Hay una realidad incómoda que todos conocemos, pero preferimos no mirar de frente: los vecinos saben antes que nadie lo que ocurre dentro de un hogar. Antes que la familia, antes que los amigos, antes incluso de que la propia víctima se atreva a reconocerlo.
Lo saben las paredes, que retumban con discusiones, que escuchan portazos y gritos. Lo saben los vecinos que sienten, en el silencio de su casa, la impotencia de escuchar cómo la violencia se abre paso en la vivienda de al lado.
Como administradoras y administradores de fincas colegiados, vivimos en primera línea esta realidad. Nuestra labor no es únicamente técnica, de números y juntas de propietarios; gestionamos comunidades de personas, y en ellas late la vida con todas sus luces y sus sombras. Vemos cómo la violencia de género no es un problema lejano que solo aparece en las noticias: está aquí, en nuestros portales, en las escaleras, en los ascensores. Y muchas veces, quienes podrían tender una mano, quienes podrían ser la primera red de apoyo, son los propios vecinos.
No basta con donar a una ONG en otro continente —aunque sea noble y necesario— y cerrar los ojos ante el sufrimiento que tenemos al lado. Porque quizás la persona que necesita ayuda no está a miles de kilómetros, sino detrás de la puerta contigua, soportando insultos, golpes y humillaciones.
Las comunidades de propietarios son pequeños núcleos sociales, auténticas aldeas urbanas. En ellas compartimos más de lo que creemos: descansos de escalera, patios de luces, ruidos de madrugada y, a veces, secretos demasiado dolorosos. Y ahí surge nuestra responsabilidad.

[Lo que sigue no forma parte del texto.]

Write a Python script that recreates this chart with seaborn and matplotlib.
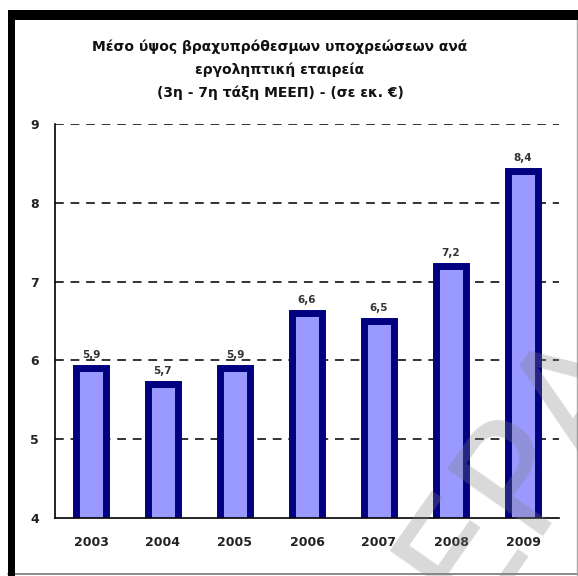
import matplotlib
matplotlib.use("Agg")
import matplotlib.pyplot as plt
from matplotlib.patches import Rectangle
from matplotlib.lines import Line2D
import seaborn as sns
import pandas as pd

years = ["2003", "2004", "2005", "2006", "2007", "2008", "2009"]
values = [5.9, 5.7, 5.9, 6.6, 6.5, 7.2, 8.4]
value_labels = ["5,9", "5,7", "5,9", "6,6", "6,5", "7,2", "8,4"]
y_ticks = [4, 5, 6, 7, 8, 9]
title_lines = [
    "Μέσο ύψος βραχυπρόθεσμων υποχρεώσεων ανά",
    "εργοληπτική εταιρεία",
    "(3η - 7η τάξη ΜΕΕΠ) - (σε εκ. €)",
]

sns.set_theme(style="white")
plt.rcParams["font.family"] = ["DejaVu Sans"]

W, H = 578, 576
fig = plt.figure(figsize=(W / 100, H / 100), dpi=100)
fig.patch.set_facecolor("white")

# axes placed in pixel coordinates
left, right, top, bottom = 55, 559, 124, 518
ax = fig.add_axes([left / W, 1 - bottom / H, (right - left) / W, (bottom - top) / H])

df = pd.DataFrame({"year": years, "value": values})
sns.barplot(data=df, x="year", y="value", ax=ax, color="#9999FF", saturation=1,
            width=0.41, edgecolor="#000080", linewidth=5.0, zorder=3)

ax.set_ylim(4, 9)
ax.set_xlim(-0.5, len(years) - 0.5)
ax.set_yticks(y_ticks)
ax.set_yticklabels([str(t) for t in y_ticks], fontweight="bold", fontsize=9, color="#222222")

# category ticks sit between bars, labels at bar centres
ax.set_xticks([i - 0.5 for i in range(len(years) + 1)])
ax.set_xticklabels([])
ax.set_xticks(range(len(years)), minor=True)
ax.set_xticklabels(years, minor=True, fontweight="bold", fontsize=9, color="#222222")
ax.tick_params(axis="x", which="major", direction="out", length=6, width=1.2, color="black")
ax.tick_params(axis="x", which="minor", length=0, pad=13)
ax.tick_params(axis="y", direction="inout", length=7, width=1.2, color="black", pad=8)

for yv in y_ticks[1:]:
    ax.axhline(yv, color="#333333", linewidth=1.4, linestyle=(0, (4.5, 3.5)), zorder=1)

for s in ["top", "right"]:
    ax.spines[s].set_visible(False)
for s in ["left", "bottom"]:
    ax.spines[s].set_color("black")
    ax.spines[s].set_linewidth(1.2)
    ax.spines[s].set_zorder(4)

ax.set_xlabel("")
ax.set_ylabel("")

for i, (v, lab) in enumerate(zip(values, value_labels)):
    ax.annotate(lab, (i, v), xytext=(0, 6), textcoords="offset points",
                ha="center", va="bottom", fontsize=7.5, fontweight="bold", color="#333333")

# title, one line at a time
for line, ypix in zip(title_lines, [47, 70, 93]):
    fig.text(280 / W, 1 - ypix / H, line, ha="center", va="center",
             fontsize=10, fontweight="bold", color="#111111")

# page frame
fig.patches.append(Rectangle((8 / W, 0), 7 / W, 1 - 10 / H, transform=fig.transFigure,
                             facecolor="black", edgecolor="none", zorder=10))
fig.patches.append(Rectangle((8 / W, 1 - 20 / H), 1 - 8 / W, 10 / H, transform=fig.transFigure,
                             facecolor="black", edgecolor="none", zorder=10))
fig.lines.append(Line2D([8 / W, 1], [2 / H, 2 / H], transform=fig.transFigure,
                        color="#777777", linewidth=1.2))
fig.lines.append(Line2D([1 - 1.5 / W, 1 - 1.5 / W], [0, 1 - 10 / H], transform=fig.transFigure,
                        color="#aaaaaa", linewidth=1))

# watermark
fig.text(470 / W, 1 - 618 / H, "ΕΡΑ", rotation=55, rotation_mode="anchor",
         ha="left", va="baseline", fontsize=115, color="#808080", alpha=0.3, zorder=20)

fig.savefig("out.png", dpi=100)
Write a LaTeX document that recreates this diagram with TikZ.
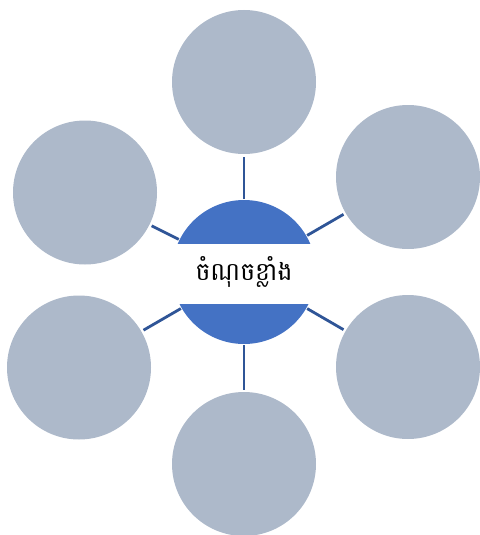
\documentclass[tikz,border=0pt]{standalone}
\usepackage{fontspec}
\newfontfamily\khmerfont[Script=Khmer]{Battambang}
\definecolor{outerfill}{HTML}{ADB9CA}
\definecolor{hubfill}{HTML}{4472C4}
\definecolor{linkc}{HTML}{2F5597}
\begin{document}
\begin{tikzpicture}[x=1pt,y=-1pt,
  outer/.style={circle,fill=outerfill,minimum size=144pt,inner sep=0pt,outer sep=0pt},
  hub/.style={circle,fill=hubfill,minimum size=144pt,inner sep=0pt,outer sep=0pt},
  link/.style={draw=linkc,line width=2.8pt,shorten <=1pt,shorten >=2.5pt}]
\useasboundingbox (0,0) rectangle (479,535);
\node[outer] (t)  at (244,82) {};
\node[outer] (ur) at (408,177) {};
\node[outer] (lr) at (408,367) {};
\node[outer] (b)  at (244,464) {};
\node[outer] (ll) at (79,367.5) {};
\node[outer] (ul) at (85,192.5) {};
\node[hub] (c) at (244,272) {};
\begin{scope}
  \clip (c.center) circle (73.5pt);
  \fill[white] (150,244) rectangle (340,304);
\end{scope}
\node[font=\khmerfont\fontsize{25}{30}\selectfont] (lbl) at (244,272) {ចំណុចខ្លាំង};
\draw[link] (c) -- (t);
\draw[link] (c) -- (ur);
\draw[link] (c) -- (lr);
\draw[link] (c) -- (b);
\draw[link] (c) -- (ll);
\draw[link] (c) -- (ul);
\end{tikzpicture}
\end{document}
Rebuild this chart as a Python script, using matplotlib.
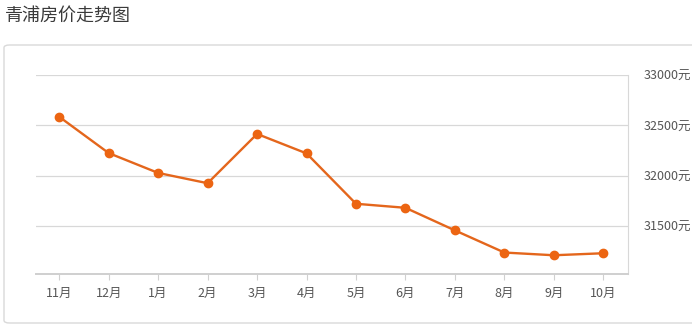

Los administradores de fincas colegiados tenemos la oportunidad —y me atrevería a decir la obligación— de contribuir a devolver el alma a las comunidades. No somos meros gestores de cuentas; somos mediadores, observadores, agentes que pueden activar conciencias. Podemos fomentar que los vecinos se sientan parte de una red, que entiendan que cuidar del prójimo no es entrometerse, sino hacer comunidad. Que denunciar un hecho de violencia no es un acto de traición, sino una obligación.
Cuando los vecinos deciden romper el silencio, cuando dejan de mirar hacia otro lado, se produce un cambio poderoso. He visto comunidades que se organizan para acompañar a una mujer hasta el portal si regresa tarde y teme encontrarse con su agresor. He visto vecinos que han hecho turnos para que los niños de una víctima no sintieran miedo al bajar al patio. He visto cómo un gesto tan sencillo como una llamada a tiempo ha salvado vidas.
Y, sin embargo, todavía pesa demasiado el miedo a "meterse en líos". Ese miedo es el mejor aliado del maltratado. Porque mientras la comunidad calla, él actúa con la impunidad que le da el silencio. Y la víctima se hunde en la certeza de que nadie la escucha, de que nadie se atreve a mirar.
Educar en comunidad empieza en el portal. Cuando un niño crece en un edificio donde todos se saludan, donde todos se ayudan, aprende que la solidaridad no es una palabra vacía. Aprende que cuidar de los demás es cuidar también de uno mismo. Y si un día ese niño escucha gritos tras una puerta, sabrá que tiene la responsabilidad de no callar.
Las comunidades de propietarios pueden ser un muro de silencio… o una red de apoyo. Depende de nosotros. De los vecinos, de los presidentes de comunidad, de los administradores. No se trata de convertirse en jueces ni de señalar con el dedo, sino de estar atentos, de generar confianza, de recordar que no vivimos solos entre paredes, sino entre personas.
La violencia de género no se combate solo en los tribunales, ni en los despachos oficiales. También se combate en cada escalera, en cada rellano, en cada gesto de vecindad. Porque cuando una víctima percibe que sus vecinos no la dejan sola, que alguien está dispuesto a escucharla, a llamarla, a protegerla, ese muro de miedo comienza a resquebrajarse.
Hoy, más que nunca, necesitamos comunidades con alma. Comunidades donde las paredes no sean cómplices mudas, sino testigos que obligan a actuar. Donde las mirillas no solo miren, sino que también hablen. Donde la indiferencia no sea una opción.
La violencia de género no es un problema ajeno: es un problema de todos. Y cada vez que un vecino decide no callar, cada vez que una comunidad se organiza para proteger a los suyos, estamos sembrando algo más grande: una sociedad más justa, más segura y más humana.
*Beatriz González Bosque, miembro de la Junta de Gobierno del Colegio de Administradores de Fincas de Aragón.